If the shaft length was increased to 80 inches and the web speed increased to 2,000 feet per minute, then a 1.5 inch diameter shaft would be a better option. If you have any questions about sizing an idler, you can contact one of our Idler Application Specialists at 608-884-2201 or email: firstname.lastname@example.org.
What is Air Entrainment and how does it damage the web?
Air trapped between the web and the idler is one of the main causes of losing traction. The trapped layer of air acts like a lubricant which causes the web to slide over the roller rather than turn it. Once sliding occurs, traction is lost and the web is free to move left, right, and scratching occurs when the web slips over the slower moving roller.
How can I remove wrinkles from a web?
The WINertia AV roll with a reverse crown is a great way to spread a web and a very cost effective way to remove wrinkles.
How do Spiral Grooved rolls compare to lateral groove rolls?
Spiral grooves do not do an adequate job of eliminating air and hence, they lose traction at much lower speeds than a lateral groove roll. When the spiral grooves lose traction, the film tracks into the groove and drives the web toward the center. The WINertia AV lateral grooves are perpendicular to the web direction and the web cannot track down into the grooves. A video showing traction test results can be viewed on our resources page.
How can I prevent scratching on a web?
Using a WINertia AV roller which maintains constant traction is the best way to prevent scratching on a web. To some this might be counterintuitive as one of the myths of preventing web scratching is to use a very fine finish on a smooth roller. The problem with smooth idler rolls is that at higher speeds the web lifts off the roller which results in web scratching.
What is a spreader roll?
A spreader roll is any roller that spreads the web from the center out. Bowed and rubber covered spreader rolls can be effective but they are expensive to manufacture. The most cost effective spreader roll is the WINertia AV roll with a reverse-crown.

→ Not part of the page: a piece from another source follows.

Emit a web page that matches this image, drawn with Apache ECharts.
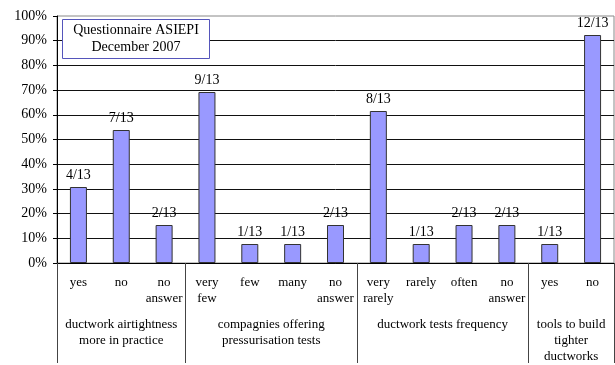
<!DOCTYPE html>
<html>
<head>
<meta charset="utf-8">
<script src="https://cdn.jsdelivr.net/npm/echarts@6/dist/echarts.min.js"></script>
<style>
  html, body { margin: 0; padding: 0; background: #fff; }
  #chart { width: 615px; height: 365px; }
</style>
</head>
<body>
<div id="chart"></div>
<script>
// answers per item, out of 13 replies
const categories = ['yes', 'no', 'no\nanswer', 'very\nfew', 'few', 'many', 'no\nanswer',
  'very\nrarely', 'rarely', 'often', 'no\nanswer', 'yes', 'no']
const counts = [4, 7, 2, 9, 1, 1, 2, 8, 1, 2, 2, 1, 12]
const total = 13
const groups = ['ductwork airtightness\nmore in practice', 'compagnies offering\npressurisation tests',
  'ductwork tests frequency', 'tools to build\ntighter\nductworks']
const groupBounds = [0, 3, 7, 11, 13]
const yTicks = [0, 10, 20, 30, 40, 50, 60, 70, 80, 90, 100]

const groupCenters = groups.map((g, i) => (groupBounds[i] + groupBounds[i + 1]) / 2)
const font = 'Liberation Serif, Times New Roman, serif'

const chart = echarts.init(document.getElementById('chart'))
chart.setOption({
  animation: false,
  backgroundColor: '#fff',
  textStyle: { fontFamily: font, color: '#000' },
  title: {
    text: 'Questionnaire ASIEPI\nDecember 2007',
    left: 125,
    top: 19,
    padding: [3, 11],
    borderColor: '#5555bb',
    borderWidth: 1,
    backgroundColor: '#fff',
    textAlign: 'center',
    textStyle: {
      fontFamily: font, fontSize: 14, fontWeight: 'normal', color: '#000',
      lineHeight: 17,
    },
  },
  grid: {
    left: 57, right: 1, top: 16, bottom: 98,
    show: true, borderColor: '#888', borderWidth: 1,
  },
  xAxis: [
    {
      type: 'category',
      data: categories,
      axisLine: { lineStyle: { color: '#000', width: 1 } },
      axisTick: { length: 43, interval: 0, lineStyle: { color: '#222' } },
      axisLabel: {
        interval: 0, margin: 12, fontSize: 13, lineHeight: 16,
        fontFamily: font, color: '#000',
      },
    },
    {
      type: 'value',
      position: 'bottom',
      min: 0,
      max: 13,
      axisLine: { show: false },
      splitLine: { show: false },
      axisTick: {
        show: true, length: 100, customValues: groupBounds,
        lineStyle: { color: '#444' },
      },
      axisLabel: {
        customValues: groupCenters,
        margin: 54, fontSize: 13, lineHeight: 16, fontFamily: font, color: '#000',
        formatter: v => groups[groupCenters.indexOf(v)] || '',
      },
    },
  ],
  yAxis: {
    type: 'value',
    min: 0,
    max: 100,
    interval: 10,
    axisLine: { show: true, lineStyle: { color: '#000' } },
    axisTick: { show: true, length: 4, lineStyle: { color: '#000' } },
    axisLabel: {
      margin: 10, fontSize: 14, fontFamily: font, color: '#000',
      formatter: v => (yTicks.includes(v) ? v + '%' : ''),
    },
    splitLine: { show: true, showMaxLine: false, lineStyle: { color: '#111', width: 1 } },
  },
  series: [
    {
      type: 'bar',
      xAxisIndex: 0,
      barWidth: 17,
      data: counts.map(c => (c / total) * 100),
      itemStyle: { color: '#9999ff', borderColor: '#333', borderWidth: 1 },
      label: {
        show: true, position: 'top', distance: 5,
        fontSize: 14, fontFamily: font, color: '#000',
        formatter: p => counts[p.dataIndex] + '/' + total,
      },
    },
  ],
})
</script>
</body>
</html>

How does the idler alignment affect the web, even with slight contact?
Idler Alignment affects web skewing with greater wrap angles. The web needs traction with the idler in order to control it. Greater surface contact between the web and the idler minimize slipping. When wrap angles are less than < 15 degrees, there is so little contact between the web and the idler that misalignment of the idler becomes less of a factor. Slipping is very common with low wrap angles and causes web scratching. To maintain traction at low wrap angles use a WINertia AV roll or a WINtrac coated roll.
How does the wrap angle affect traction?
The higher the wrap angle the more surface area on the roller in contact with the web. This contact area allows the web to drive the dead-shaft idler roll. However, at web speeds over 300 feet per minute air entrainment still causes a loss of traction even with higher wrap angles.